I know this is old post . But I would suggest a bit logical and simpler answer.
for(unsigned int i=0; i < 50; i++)
{
for(unsigned int j=0; j < conditionj; j++)
{
for(unsigned int k=0; k< conditionk ; k++)
{
// If condition is true
j= conditionj;
break;
}
}
}
bool found = false;
for(int i=0; i < m; ++i){
for(int j=0; j < n; ++j)
if(grid[i][j] == '*'){
q.push(make_pair(i,j));
found = true;
break;
}
if(found)
break;
}
My suggestion is use a check variable to break a desired loop. The result code may not be so pleasant.
You can use preprocessors in order to make desired breaking under the hood.
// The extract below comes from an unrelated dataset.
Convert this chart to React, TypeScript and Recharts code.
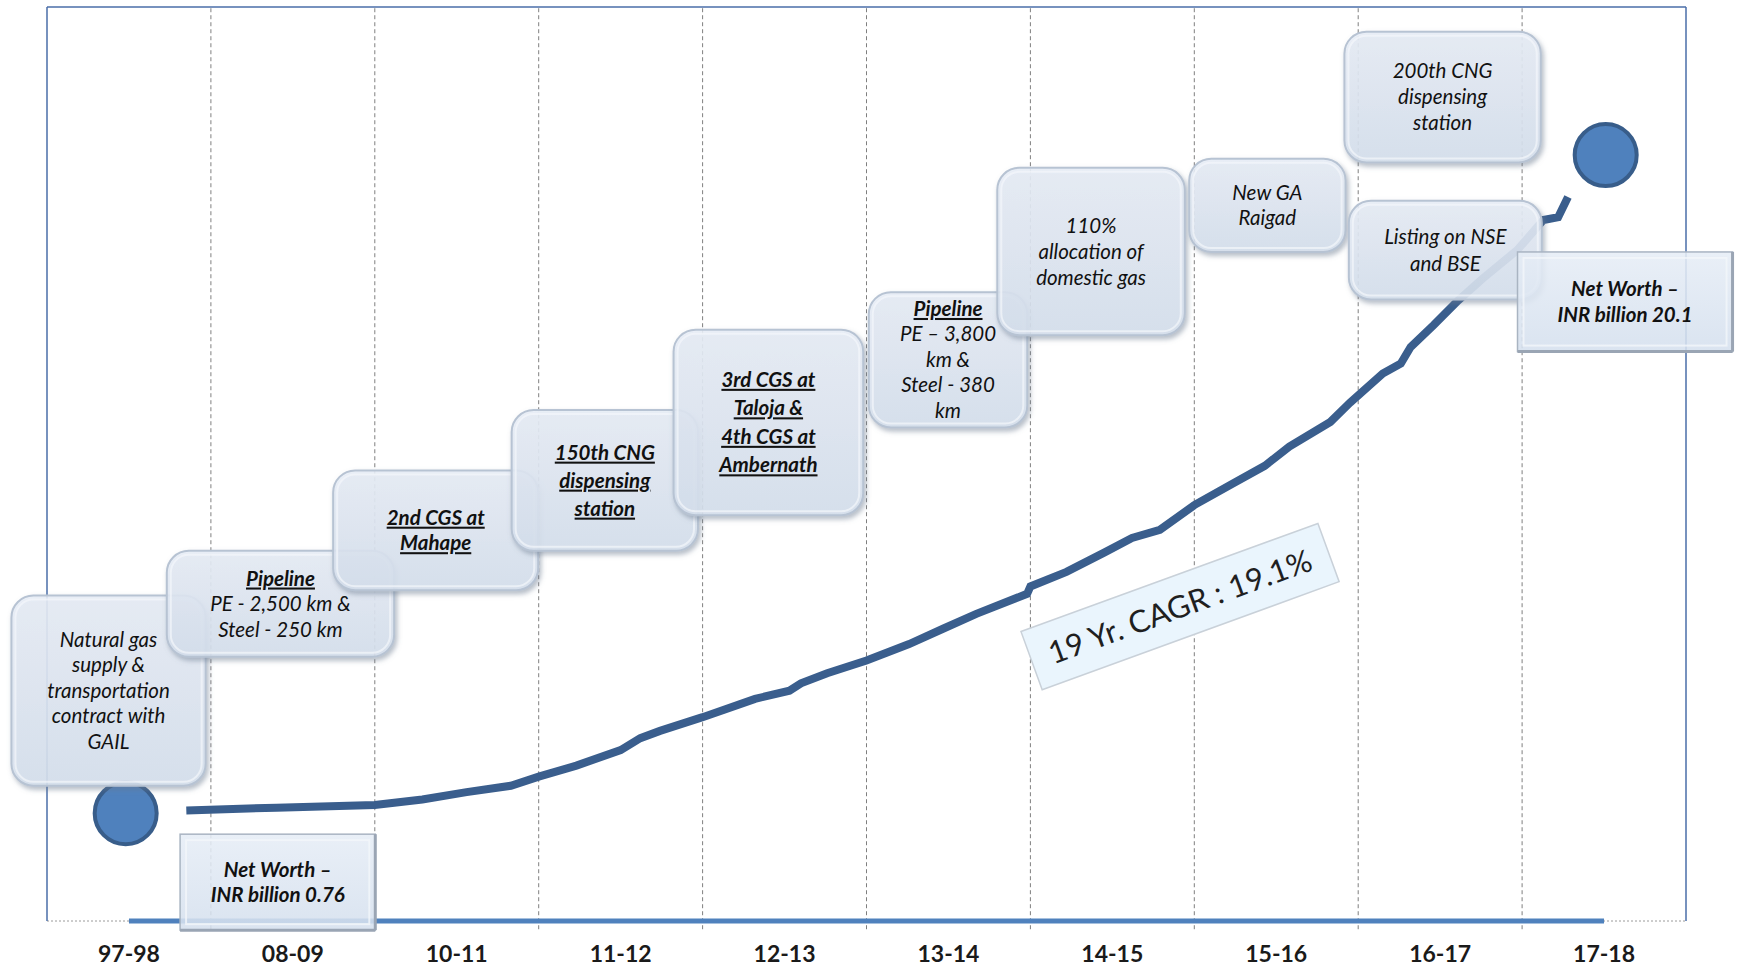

This approach can hides ugly codes and extra complexity.
For example, I created my custom break mechanism as follow:
Wanted code:
for (int i = 0; i < 100; i++) {
for (int j = 0; j < 100; j++) {
for (int k = 0; k < 100; k++) {
//do something
if (desiredCondition) {
breakToLevel = 0;
}
if (breakToLevel < 3) {
break;
}
}
if (breakToLevel < 2) {
break;
}
}
if (breakToLevel < 1) {
break;
}
}
Defined macros:
#define BREAK_TO(L) breakToLevel = (L);
#define CHECK_BREAK(L) if (breakToLevel < (L)) break;
and result:
for (int i = 0; i < 100; i++) {
for (int j = 0; j < 100; j++) {
for (int k = 0; k < 100; k++) {
//do something
if (desiredCondition) {
BREAK_TO(0)
}
CHECK_BREAK(3)
}
CHECK_BREAK(2)
}
CHECK_BREAK(1)
}
while (i<n) {
bool shouldBreakOuter = false;
for (int j=i + 1; j<n; ++j) {
if (someCondition) {
shouldBreakOuter = true;
}
}
if (shouldBreakOuter == true)
break;
}
you can use "goto" to leave nested loops
below is my original code including "goto"
int main()
{
string str;
while (cin >> str)
{
if (str == "0")
break;
int sum = 0;
for (auto ch : str)
{
if (ch <= 'z' && ch >= 'a')
sum += (ch - 'a' + 1);
else if (ch >= 'A' && ch <= 'Z')
sum += (ch - 'A' + 1);
else
{
cout << "Fail" << endl;
goto fail;
}
}
cout << sum << endl;
fail:
}
return 0;
}
however, I could avoid "goto" by adding a function "calculate"
void calculate(const string &str)
{
int sum = 0;
for (auto ch : str)
{
if (ch <= 'z' && ch >= 'a')
sum += (ch - 'a' + 1);
else if (ch >= 'A' && ch <= 'Z')
sum += (ch - 'A' + 1);
else
{
cout << "Fail" << endl;
return;
}
}
cout << sum << endl;
}
int main()
{
string str;
while (cin >> str)
{
if (str == "0")
break;
calculate(str);
}
return 0;
}
You can use try...catch.
try {
for(int i=0; i<10; ++i) {
for(int j=0; j<10; ++j) {
if(i*j == 42)
throw 0; // this is something like "break 2"
}
}
}
catch(int e) {} // just do nothing
// just continue with other code
If you have to break out of several loops at once, it is often an exception anyways.
Breaking out of a for-loop is a little strange to me, since the semantics of a for-loop typically indicate that it will execute a specified number of times. However, it's not bad in all cases; if you're searching for something in a collection and want to break after you find it, it's useful. Breaking out of nested loops, however, isn't possible in C++; it is in other languages through the use of a labeled break. You can use a label and a goto, but that might give you heartburn at night..? Seems like the best option though.